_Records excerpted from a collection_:

----

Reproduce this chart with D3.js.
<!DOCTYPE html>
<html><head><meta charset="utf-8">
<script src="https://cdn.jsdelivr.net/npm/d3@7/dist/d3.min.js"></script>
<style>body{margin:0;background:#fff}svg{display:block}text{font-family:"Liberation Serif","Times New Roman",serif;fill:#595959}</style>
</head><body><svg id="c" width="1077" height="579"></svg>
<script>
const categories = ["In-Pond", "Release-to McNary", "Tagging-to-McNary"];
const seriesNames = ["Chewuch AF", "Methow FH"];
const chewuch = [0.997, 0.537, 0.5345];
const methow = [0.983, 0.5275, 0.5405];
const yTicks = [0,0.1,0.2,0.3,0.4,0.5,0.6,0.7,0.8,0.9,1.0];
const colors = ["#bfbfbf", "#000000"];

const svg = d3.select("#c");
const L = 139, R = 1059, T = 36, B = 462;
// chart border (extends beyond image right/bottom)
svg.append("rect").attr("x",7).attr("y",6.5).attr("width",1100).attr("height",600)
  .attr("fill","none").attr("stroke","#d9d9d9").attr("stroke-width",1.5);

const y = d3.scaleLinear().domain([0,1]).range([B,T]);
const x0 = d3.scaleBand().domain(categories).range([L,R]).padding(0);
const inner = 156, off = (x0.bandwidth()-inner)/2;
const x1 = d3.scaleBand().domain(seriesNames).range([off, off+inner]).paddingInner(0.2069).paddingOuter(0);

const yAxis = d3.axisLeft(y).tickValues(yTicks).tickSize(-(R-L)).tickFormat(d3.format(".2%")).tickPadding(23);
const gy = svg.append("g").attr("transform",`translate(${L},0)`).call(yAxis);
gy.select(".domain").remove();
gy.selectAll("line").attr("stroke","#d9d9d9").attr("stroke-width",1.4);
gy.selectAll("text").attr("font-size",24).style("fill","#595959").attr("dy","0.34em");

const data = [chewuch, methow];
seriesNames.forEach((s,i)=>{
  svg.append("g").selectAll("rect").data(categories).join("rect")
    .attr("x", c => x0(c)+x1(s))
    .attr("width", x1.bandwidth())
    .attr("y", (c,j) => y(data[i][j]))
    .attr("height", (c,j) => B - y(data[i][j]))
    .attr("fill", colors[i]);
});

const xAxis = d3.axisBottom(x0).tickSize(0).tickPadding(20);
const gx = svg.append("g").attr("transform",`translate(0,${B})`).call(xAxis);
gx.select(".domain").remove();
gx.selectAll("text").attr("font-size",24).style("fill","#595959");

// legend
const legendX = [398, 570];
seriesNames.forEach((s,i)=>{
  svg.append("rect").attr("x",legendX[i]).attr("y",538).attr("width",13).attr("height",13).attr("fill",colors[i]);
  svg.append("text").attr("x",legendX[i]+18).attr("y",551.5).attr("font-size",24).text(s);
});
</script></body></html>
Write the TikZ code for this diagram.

----

_Task_:
Can you reproduce all the material exactly?

_Result_:
Reproduce this chart with D3.js.
<!DOCTYPE html>
<html><head><meta charset="utf-8">
<script src="https://cdn.jsdelivr.net/npm/d3@7/dist/d3.min.js"></script>
<style>body{margin:0;background:#fff}svg{display:block}text{font-family:"Liberation Serif","Times New Roman",serif;fill:#595959}</style>
</head><body><svg id="c" width="1077" height="579"></svg>
<script>
const categories = ["In-Pond", "Release-to McNary", "Tagging-to-McNary"];
const seriesNames = ["Chewuch AF", "Methow FH"];
const chewuch = [0.997, 0.537, 0.5345];
const methow = [0.983, 0.5275, 0.5405];
const yTicks = [0,0.1,0.2,0.3,0.4,0.5,0.6,0.7,0.8,0.9,1.0];
const colors = ["#bfbfbf", "#000000"];

const svg = d3.select("#c");
const L = 139, R = 1059, T = 36, B = 462;
// chart border (extends beyond image right/bottom)
svg.append("rect").attr("x",7).attr("y",6.5).attr("width",1100).attr("height",600)
  .attr("fill","none").attr("stroke","#d9d9d9").attr("stroke-width",1.5);

const y = d3.scaleLinear().domain([0,1]).range([B,T]);
const x0 = d3.scaleBand().domain(categories).range([L,R]).padding(0);
const inner = 156, off = (x0.bandwidth()-inner)/2;
const x1 = d3.scaleBand().domain(seriesNames).range([off, off+inner]).paddingInner(0.2069).paddingOuter(0);

const yAxis = d3.axisLeft(y).tickValues(yTicks).tickSize(-(R-L)).tickFormat(d3.format(".2%")).tickPadding(23);
const gy = svg.append("g").attr("transform",`translate(${L},0)`).call(yAxis);
gy.select(".domain").remove();
gy.selectAll("line").attr("stroke","#d9d9d9").attr("stroke-width",1.4);
gy.selectAll("text").attr("font-size",24).style("fill","#595959").attr("dy","0.34em");

const data = [chewuch, methow];
seriesNames.forEach((s,i)=>{
  svg.append("g").selectAll("rect").data(categories).join("rect")
    .attr("x", c => x0(c)+x1(s))
    .attr("width", x1.bandwidth())
    .attr("y", (c,j) => y(data[i][j]))
    .attr("height", (c,j) => B - y(data[i][j]))
    .attr("fill", colors[i]);
});

const xAxis = d3.axisBottom(x0).tickSize(0).tickPadding(20);
const gx = svg.append("g").attr("transform",`translate(0,${B})`).call(xAxis);
gx.select(".domain").remove();
gx.selectAll("text").attr("font-size",24).style("fill","#595959");

// legend
const legendX = [398, 570];
seriesNames.forEach((s,i)=>{
  svg.append("rect").attr("x",legendX[i]).attr("y",538).attr("width",13).attr("height",13).attr("fill",colors[i]);
  svg.append("text").attr("x",legendX[i]+18).attr("y",551.5).attr("font-size",24).text(s);
});
</script></body></html>
Write the TikZ code for this diagram.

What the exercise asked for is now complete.